Sur quelle base juridique la « communauté internationale », tout particulièrement la CEDEAO, fonderait-elle l’attaque militaire contre la Côte d’Ivoire, qu’Alassane Ouattara ne cesse d’appeler de ses vœux ?
Noble Amoani-Koto, juriste ghanéen interrogé par l’Agence ghanéenne de presse (GNA), est formel. Toute initiative de la CEDEAO visant à renverser le président Laurent Gbagbo par la force, serait illégale, au regard du droit international. Premièrement, parce qu’elle battrait en brèche le principe de non-intervention dans les affaires intérieures des pays, sanctifié par de nombreux textes.
Noble Amoani-Koto met en avant l’article 51 de la Charte des Nations unies, qui sanctifie, d’une certaine manière, la notion de « légitime défense » pour les pays attaqués. Un article qui stipule qu’« aucune disposition de la présente Charte ne porte atteinte au droit naturel de légitime défense, individuelle ou collective, dans le cas où un Membre des Nations Unies est l'objet d'une agression armée… ». La Côte d’Ivoire aurait donc le droit de se prémunir d’une attaque de la CEDEAO, surtout dans le cas où elle n’est pas sanctifiée par le Conseil de sécurité de l’ONU, qui ne s’est, bien entendu, jamais prononcé pour une offensive militaire au pays d’Houphouët-Boigny.
Le juriste ghanéen s’appuie aussi sur le pacte de non-agression et le protocole d’assistance mutuelle qui indiquent clairement que la CEDEAO n’a le droit d’utiliser la force qu’en cas d’une attaque militaire contre un ou plusieurs Etats membres. L’article 18 du Protocole de non-agression interdit aux forces de la CEDEAO d’intervenir dans un pays membre tant que le conflit demeure interne à ce pays. Ce qui est le cas de la crise postélectorale ivoirienne.
Noble Amoani-Koto met aussi en exergue les articles 52 et 53 de la Charte des Nations unies pour démontrer l’illégalité du projet de la CEDEAO – qui aurait déjà, si l’on en croit Alassane Ouattara, commencé des manœuvres à Bouaké.
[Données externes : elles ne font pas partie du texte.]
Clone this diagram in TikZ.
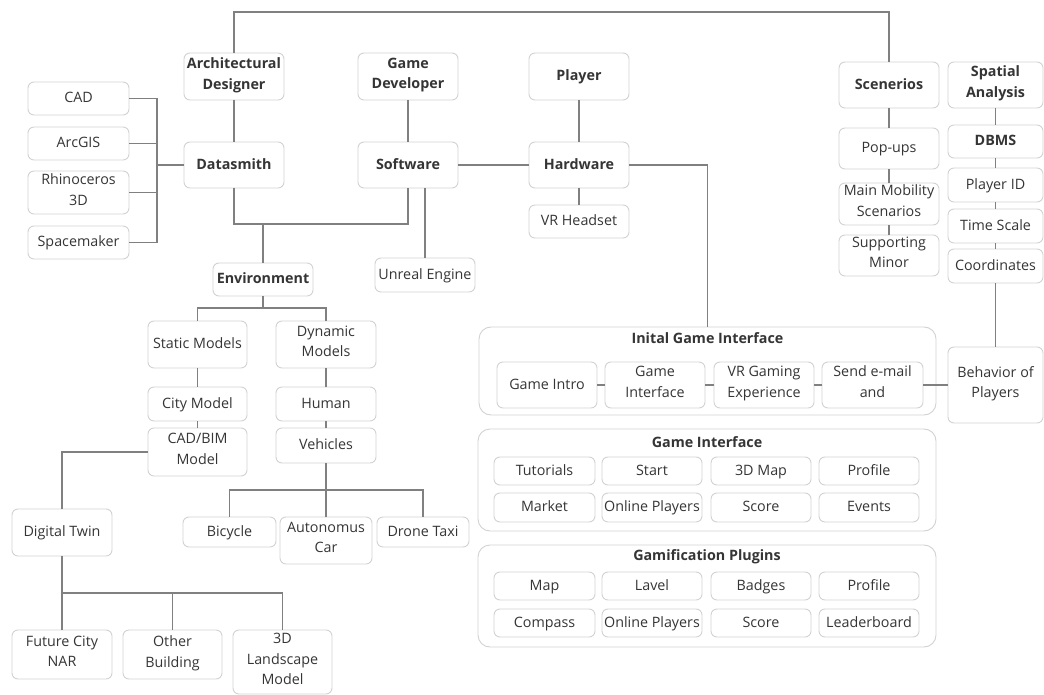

Si l’article 52 reconnaît la validité des accords régionaux – « aucune disposition de la présente Charte ne s'oppose à l'existence d'accords ou d'organismes régionaux destinés à régler les affaires qui, touchant au maintien de la paix et de la sécurité internationales, se prêtent à une action de caractère régional, pourvu que ces accords ou ces organismes et leur activité soient compatibles avec les buts et les principes des Nations Unies » –, mais l’article 53 subordonne toute action militaire dans le cadre d’institutions régionales à l’approbation du Conseil de sécurité – « aucune action coercitive ne sera entreprise en vertu d'accords régionaux ou par des organismes régionaux sans l'autorisation du Conseil de sécurité ». « Il est invraisemblable qu’une résolution de cette nature soit validée par le Conseil de sécurité », explique M. Amoani-Koto. Qui propose que les options maximalistes – notamment la reconnaissance de Ouattara comme président par la CEDEAO – soient abandonnées au profit de négociations sur un recomptage des bulletins de vote, une reprise du scrutin ou un accord de partage du pouvoir.
Au final, il semble évident que le concept d’utilisation de la « force légitime » brandi par le camp Ouattara cache mal un projet : la tentative de donner un habillage légal au soutien actif que de nombreux pays ouest-africains ont accordé à la rébellion depuis le 19 septembre 2002, pour le compte d’un seul commanditaire : la France officielle.